The bank offers services that enable customers to transfer funds and the maintenance of their bank accounts in Somalia. Each customer benefits from a dedicated diaspora account manager, emphasizing personalized service. This dedication to service and maintaining the highest standards in its operations saw the bank become one of the first businesses in Somalia to get ISO Certified -9001:2015 in 2022.
Further setting itself apart, Salaam Somali Bank established an independent charitable arm known as the Hormuud Salaam Foundation in 2013. This commitment to giving back to the community underscores the bank’s dedication to social responsibility.
“Empowering communities is our mission, and the Hormuud Salaam Foundation is our dedicated vessel for making a positive impact,” adds Shuayb.
Shuayb also says that the Bank’s journey to success is on a good trajectory.

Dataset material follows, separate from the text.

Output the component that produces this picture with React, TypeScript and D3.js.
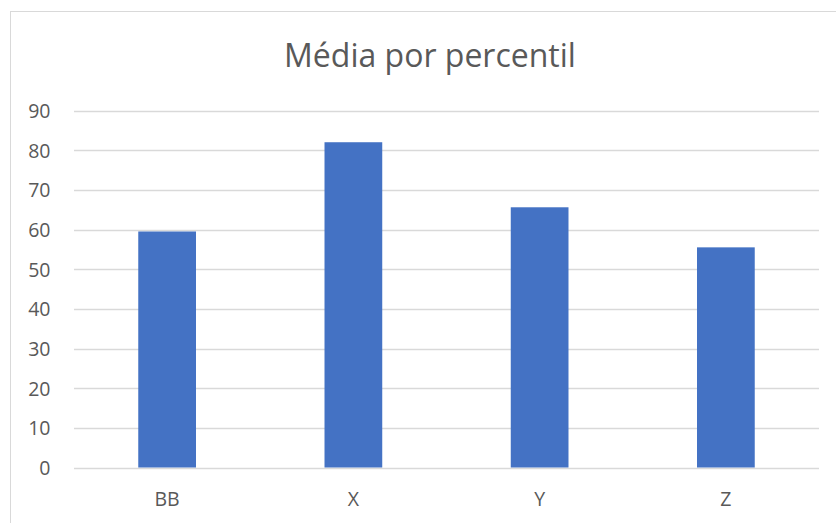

“Our story of customer-centricity, innovation, and a commitment to serving both the community and the nation with a comprehensive range of financial services and a heart dedicated to giving back is only getting started,” he adds.
Looking into the future, Shuayb believes there is a huge opportunity for the bank and other Somali businesses to grow beyond borders should the process to join the East African Community materializes.
“Joining the EAC could open doors to enhanced regional trade, access to a broader consumer base, and a more favorable business environment,” he concludes.